The whole process is not unlike crystallography. At the end, it is the learning analytics that concludes the research. Today we are seeing a lot of learner data, but we probably have no idea what they actually mean. We can either say there is no significance in those data and shrug off, or we can try to figure out the right kind of data analytics to decipher them. Which attitude to choose probably depends on which universe we live in. But the history of crystallography can give us a clue. It was Max von Laue who created the first X-ray diffraction pattern in 1912. He couldn't interpret it, however. It wasn't until William Henry Bragg and William Lawrence Bragg's groundbreaking work later in the same year that scientists became able to infer molecular structures from those patterns. In educational research, the equivalent of this is the learning analytics -- a critical piece that will give data meaning.

For more information, read my new article "Visualizing Student Learning."

The first paper on learning analytics for assessing engineering design?
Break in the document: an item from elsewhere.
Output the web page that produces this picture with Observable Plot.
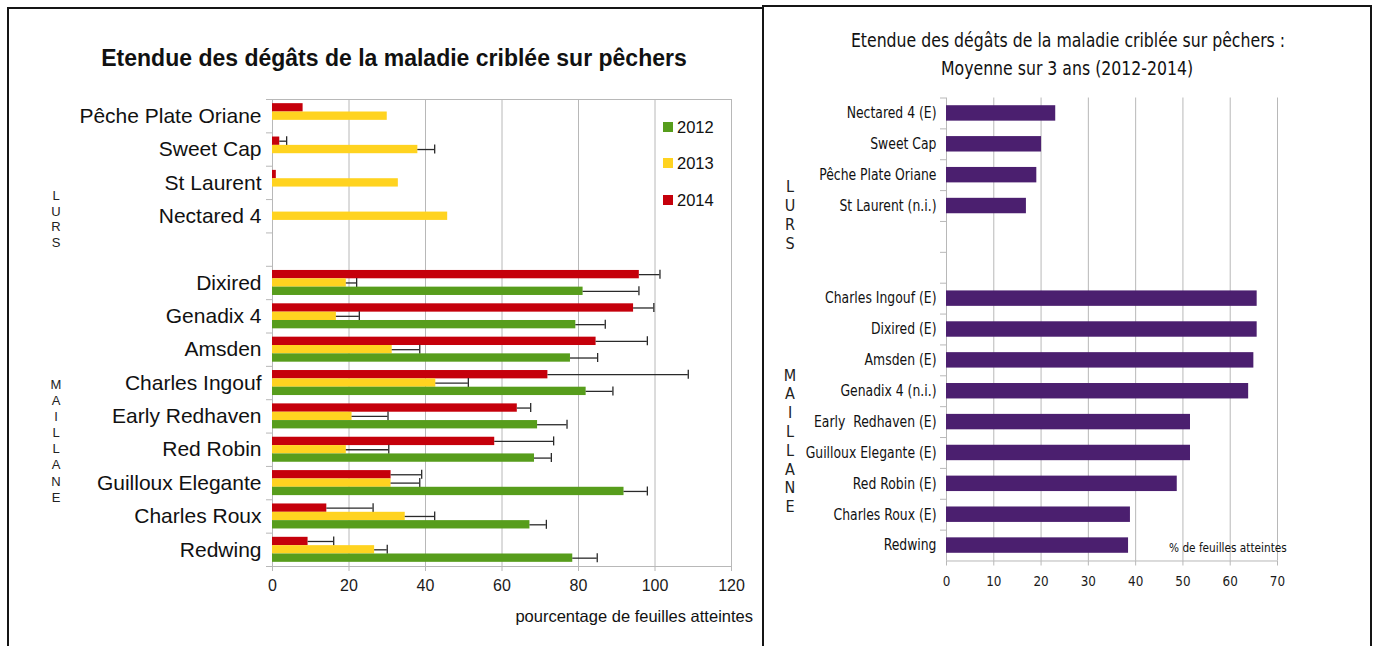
<!DOCTYPE html>
<html><head><meta charset="utf-8">
<script src="https://cdn.jsdelivr.net/npm/d3@7"></script>
<script src="https://cdn.jsdelivr.net/npm/@observablehq/plot@0.6"></script>
<style>
html,body{margin:0;padding:0;background:#fff;}
#page{position:relative;width:1378px;height:646px;overflow:hidden;background:#fff;font-family:"Liberation Sans",Arial,sans-serif;color:#111;}
.abs{position:absolute;white-space:nowrap;}
.narrow{font-family:"Liberation Sans Narrow","Arial Narrow","DejaVu Sans Condensed",sans-serif;}
.sq{display:inline-block;transform:scaleX(0.92);}
.bline{position:absolute;background:#151515;}
.stack div{text-align:center;}
</style></head><body><div id="page"></div>
<script>
// ---------- Data: left chart (per year, % of leaves affected, with error) ----------
const varieties = ["Pêche Plate Oriane","Sweet Cap","St Laurent","Nectared 4","Dixired","Genadix 4","Amsden","Charles Ingouf","Early Redhaven","Red Robin","Guilloux Elegante","Charles Roux","Redwing"];
const leftCategories = ["Pêche Plate Oriane","Sweet Cap","St Laurent","Nectared 4"," ","Dixired","Genadix 4","Amsden","Charles Ingouf","Early Redhaven","Red Robin","Guilloux Elegante","Charles Roux","Redwing"];
const years = ["2012","2013","2014"];
const values2012 = [null,null,null,null,81.2,79.3,77.9,82.0,69.3,68.5,91.9,67.3,78.5];
const err2012    = [null,null,null,null,14.6,7.7,7.1,7.0,7.7,4.4,6.1,4.3,6.4];
const values2013 = [30.0,38.0,32.9,45.8,19.3,16.7,31.3,42.7,20.8,19.3,31.0,34.7,26.7];
const err2013    = [null,4.4,null,null,2.7,6.0,7.2,8.5,9.4,11.1,7.5,7.7,3.3];
const values2014 = [8.0,1.9,1.0,null,95.9,94.4,84.6,72.0,64.0,58.1,31.0,14.2,9.3];
const err2014    = [null,1.8,null,null,5.4,5.3,13.4,36.7,3.5,15.4,8.0,12.1,6.7];
const leftTicks = [0,20,40,60,80,100,120];

// ---------- Data: right chart (3-year mean) ----------
const meanCategories = ["Nectared 4 (E)","Sweet Cap","Pêche Plate Oriane","St Laurent (n.i.)"," ","  ","Charles Ingouf (E)","Dixired (E)","Amsden (E)","Genadix 4 (n.i.)","Early  Redhaven (E)","Guilloux Elegante (E)","Red Robin (E)","Charles Roux (E)","Redwing"];
const meanVarieties = ["Nectared 4 (E)","Sweet Cap","Pêche Plate Oriane","St Laurent (n.i.)","Charles Ingouf (E)","Dixired (E)","Amsden (E)","Genadix 4 (n.i.)","Early  Redhaven (E)","Guilloux Elegante (E)","Red Robin (E)","Charles Roux (E)","Redwing"];
const meanValues = [23.1,20.1,19.1,16.9,65.7,65.7,65.0,63.9,51.6,51.6,48.8,38.9,38.5];
const rightTicks = [0,10,20,30,40,50,60,70];

const yearColors = {"2012":"#579d1c","2013":"#ffd320","2014":"#c5000b"};
const yearSlot = {"2014":0,"2013":1,"2012":2};

const page = document.getElementById("page");
function add(html){ page.insertAdjacentHTML("beforeend", html); }

// ---------- Left chart ----------
const W1=762,H1=646,mL1=272,mR1=31,mT1=99,mB1=80;
const PW1=W1-mL1-mR1;
const STEP1=(H1-mT1-mB1)/leftCategories.length;
const series = {"2012":[values2012,err2012],"2013":[values2013,err2013],"2014":[values2014,err2014]};
const rows = [];
for (const yr of years) {
  const [vals, errs] = series[yr];
  varieties.forEach((v,i)=>{ if (vals[i]!=null) rows.push({variety:v, year:yr, value:vals[i], err:errs[i]}); });
}
const GRAY="#b8b8b8";
const leftMarks = [
  Plot.gridX({ticks:leftTicks, stroke:GRAY, strokeOpacity:1}),
  Plot.frame({stroke:GRAY}),
  Plot.tickY(leftCategories, {y:d=>d, dy:-STEP1/2, insetLeft:-6, insetRight:PW1, stroke:GRAY}),
  Plot.tickY([leftCategories[leftCategories.length-1]], {y:d=>d, dy:STEP1/2, insetLeft:-6, insetRight:PW1, stroke:GRAY})
];
for (const yr of ["2014","2013","2012"]) {
  const s = yearSlot[yr];
  const top = STEP1/8 + s*STEP1/4;
  const center = top + STEP1/8;
  const data = rows.filter(d=>d.year===yr);
  const ed = data.filter(d=>d.err!=null);
  leftMarks.push(
    Plot.barX(data, {x:"value", y:"variety", fill:yearColors[yr], insetTop:top, insetBottom:STEP1-top-STEP1/4}),
    Plot.ruleY(ed, {y:"variety", x1:"value", x2:d=>d.value+d.err, dy:center-STEP1/2, stroke:"#2a2a2a", strokeWidth:1.3}),
    Plot.tickX(ed, {x:d=>d.value+d.err, y:"variety", insetTop:center-4.5, insetBottom:STEP1-center-4.5, stroke:"#2a2a2a", strokeWidth:1.3})
  );
}
leftMarks.push(
  Plot.axisX({ticks:leftTicks, tickSize:5, tickPadding:8, fontSize:16, stroke:GRAY, fill:"#1a1a1a", label:null}),
  Plot.axisY({tickSize:0, tickPadding:11, fontSize:21, fill:"#111", label:null})
);
const left = Plot.plot({
  width:W1, height:H1, marginLeft:mL1, marginRight:mR1, marginTop:mT1, marginBottom:mB1,
  x:{domain:[0,120]},
  y:{type:"band", domain:leftCategories, paddingInner:0, paddingOuter:0, round:false},
  style:{fontFamily:'"Liberation Sans", Arial, sans-serif', background:"none", overflow:"visible"},
  marks:leftMarks
});
left.style.position="absolute"; left.style.left="0px"; left.style.top="0px";
page.appendChild(left);

// ---------- Right chart ----------
const W2=616,H2=646,mL2=184,mR2=101,mT2=97.5,mB2=85.5;
const PW2=W2-mL2-mR2;
const STEP2=(H2-mT2-mB2)/meanCategories.length;
const meanRows = meanVarieties.map((v,i)=>({variety:v, value:meanValues[i]}));
const NARROW='"Liberation Sans Narrow","Arial Narrow","DejaVu Sans Condensed",sans-serif';
const right = Plot.plot({
  width:W2, height:H2, marginLeft:mL2, marginRight:mR2, marginTop:mT2, marginBottom:mB2,
  x:{domain:[0,70]},
  y:{type:"band", domain:meanCategories, paddingInner:0.5, paddingOuter:0.25, round:false},
  style:{fontFamily:NARROW, background:"none", overflow:"visible"},
  marks:[
    Plot.gridX({ticks:rightTicks, stroke:GRAY, strokeOpacity:1}),
    Plot.ruleY([meanCategories[meanCategories.length-1]], {y:d=>d, x1:0, x2:70, dy:STEP2/2, stroke:GRAY}),
    Plot.tickY(meanCategories, {y:d=>d, dy:-STEP2/2, insetLeft:-6, insetRight:PW2, stroke:GRAY}),
    Plot.barX(meanRows, {x:"value", y:"variety", fill:"#4b1f6f"}),
    Plot.axisX({ticks:rightTicks, tickSize:5, tickPadding:10, fontSize:14.5, stroke:GRAY, fill:"#1a1a1a", label:null}),
    Plot.axisY({tickSize:0, tickPadding:10, fontSize:15, fill:"#111", label:null})
  ]
});
right.style.position="absolute"; right.style.left="762px"; right.style.top="0px";
// condense the right chart's texts horizontally, around their anchor points
right.querySelectorAll("text").forEach(el=>{
  const t = el.getAttribute("transform")||"";
  const x = el.getAttribute("x");
  if (x!=null && !isNaN(+x)) el.removeAttribute("x");
  el.setAttribute("transform", `${t} translate(${x!=null && !isNaN(+x) ? +x : 0},0) scale(0.92,1)`);
});
page.appendChild(right);

// ---------- Texts ----------
add(`<div class="abs" style="left:0;width:788px;top:44px;line-height:28px;text-align:center;font-weight:bold;font-size:23px;">Etendue des dégâts de la maladie criblée sur pêchers</div>`);
const legendY = {"2012":127,"2013":163,"2014":200};
for (const yr of years) {
  add(`<div class="abs" style="left:663px;top:${legendY[yr]-5}px;width:10px;height:10px;background:${yearColors[yr]}"></div>`);
  add(`<div class="abs" style="left:677px;top:${legendY[yr]-10}px;line-height:20px;font-size:16.5px;">${yr}</div>`);
}
function stack(letters, x, top, lh, fs, cls){
  add(`<div class="abs stack ${cls}" style="left:${x-10}px;width:20px;top:${top}px;line-height:${lh}px;font-size:${fs}px;color:#222;">${letters.split("").map(c=>`<div>${c}</div>`).join("")}</div>`);
}
stack("LURS", 56, 188.3, 15.5, 13, "");
stack("MAILLANE", 56, 377, 16.1, 13, "");
stack("LURS", 790, 177.8, 18.9, 16, "narrow");
stack("MAILLANE", 790, 366.6, 18.8, 16, "narrow");
add(`<div class="abs" style="right:${1378-753}px;top:605px;line-height:22px;font-size:16.5px;">pourcentage de feuilles atteintes</div>`);
add(`<div class="abs narrow" style="left:762px;width:611px;top:26px;line-height:28px;text-align:center;font-size:19px;"><span class="sq" style="transform-origin:center">Etendue des dégâts de la maladie criblée sur pêchers :</span><br><span class="sq" style="transform-origin:center">Moyenne sur 3 ans (2012-2014)</span></div>`);
add(`<div class="abs narrow" style="right:${1378-1287}px;top:540px;line-height:16px;font-size:13px;"><span class="sq" style="transform-origin:right;transform:scaleX(0.9)">% de feuilles atteintes</span></div>`);

// ---------- Panel borders ----------
add(`<div class="bline" style="left:7px;top:7px;width:757px;height:2px"></div>`);
add(`<div class="bline" style="left:7px;top:7px;width:2px;height:640px"></div>`);
add(`<div class="bline" style="left:762px;top:5px;width:610px;height:2px"></div>`);
add(`<div class="bline" style="left:762px;top:5px;width:2px;height:641px"></div>`);
add(`<div class="bline" style="left:1370px;top:5px;width:2px;height:641px"></div>`);
</script></body></html>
January 30th, 2014 by Charles Xie
Figure 1
The International Journal of Engineering Education published our paper ("A Time Series Analysis Method for Assessing Engineering Design Processes Using a CAD Tool") on learning analytics and educational data mining for assessing student performance in complex engineering design projects. I believe this is the first time learning analytics was applied to the study of engineering design -- an extremely complicated process that is very difficult to assess using traditional methodologies because of its open-ended and practical nature.

Figure 2
This paper proposes a novel computational approach based on time series analysis to assess engineering design processes using our Energy3D CAD tool. To collect research data without disrupting a design learning process, design actions and artifacts are continuously logged as time series by the CAD tool behind the scenes, while students are working on an engineering design project such as a solar urban design challenge. These "atomically" fine-grained data can be used to reconstruct, visualize, and analyze the entire design process of a student with extremely high resolution. Results of a pilot study in a high school engineering class suggest that these data can be used to measure the level of student engagement, reveal the gender differences in design behaviors, and distinguish the iterative (Figure 1) and non-iterative (Figure 2) cycles in a design process.

From the perspective of engineering education, this paper contributes to the emerging fields of educational data mining and learning analytics that aim to expand evidence approaches for learning in a digital world. We are working on a series of papers to advance this research direction and expect to help with the "landscaping" of  those fields.